Short-range ballistic missile

The Dong-Feng 15 (abbreviated as DF-15, also referred to as the M-9 and CSS-6) is a short-range ballistic missile developed by China. The United States Department of Defense estimated in 2008 that China had 315–355 DF-15 missiles and 90–110 launchers.

== History ==
Development on the DF-15 began in 1985 with a finalized design proposal being approved by the PLA in 1987. From the late 1980s to the mid-1990s, testing of the missile was done in the Gobi Desert. The first public display of the missile took place at the Beijing Defense Exposition in 1986. The Second Artillery Corps had allegedly deployed a small number of the missiles the following year.

In 1989, Libya agreed to finance Syria's purchase of M-9 missiles from China. The sale of missiles to Syria were cancelled under US pressure in 1991.

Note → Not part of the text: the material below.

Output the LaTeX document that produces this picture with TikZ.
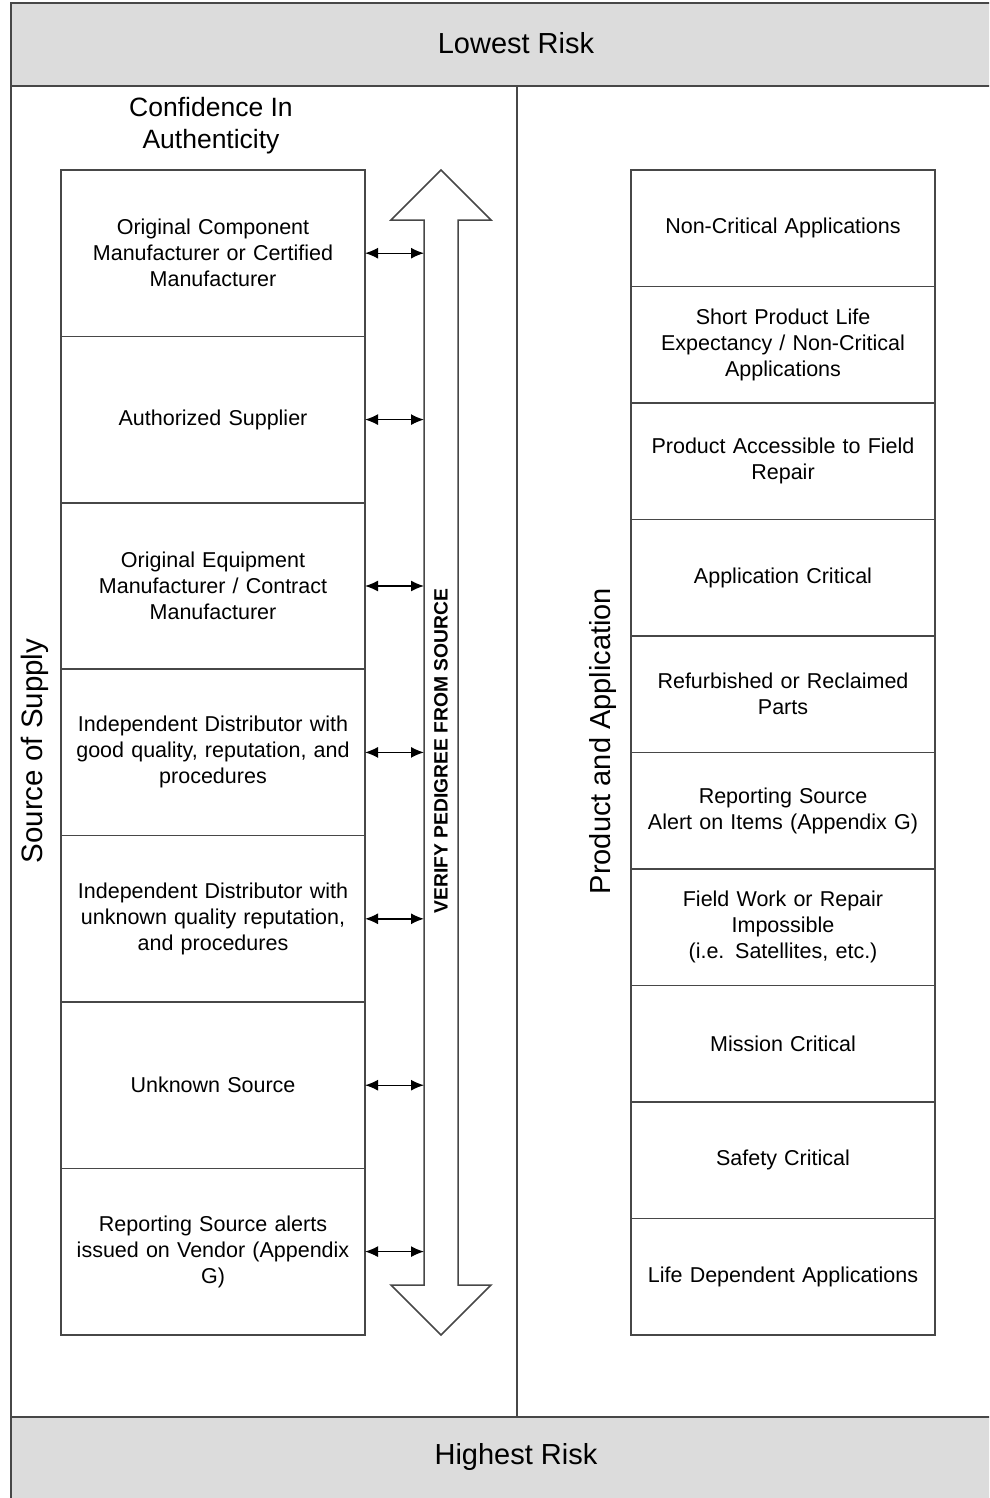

On 14 September 2026 Saudi Arabia launched a few DF-15s into Yemen in response to the South Yemen offensive by Houthi forces. The launch from Marib is the first confirmed use of the DF-15 by Saudi forces, thus confirming their purchase.

== Description ==
The DF-15 uses a solid fuel, single-stage rocket. It is vertically launched from an eight-wheeled transporter erector launcher (TEL). The missile's trajectory is guided using small thrusters and an inertial guidance system on the warhead. The warhead is only a tenth of the size of the missile body. After the body and warhead separate, the body trails behind to camouflage the warhead. The terminal velocity of the missile is over Mach 6. It can deliver a 500-750 kg payload up to 600 km, with accuracy of 300 m circular error probability (CEP).

The DF-15A is a variant that employs control fins at the rear of the missile and on the reentry vehicle, GPS updates, and terminal radar guidance. Its payload is believed to be 600 kg with a range of 900 km and improved accuracy of 30–45 m CEP. The DF-15B is a further upgraded variant with similar features, as well as an active radar seeker, laser rangefinder, and maneuverable reentry vehicle. It is capable of ranges between 50-800 km with greater accuracy of 5–10 m CEP.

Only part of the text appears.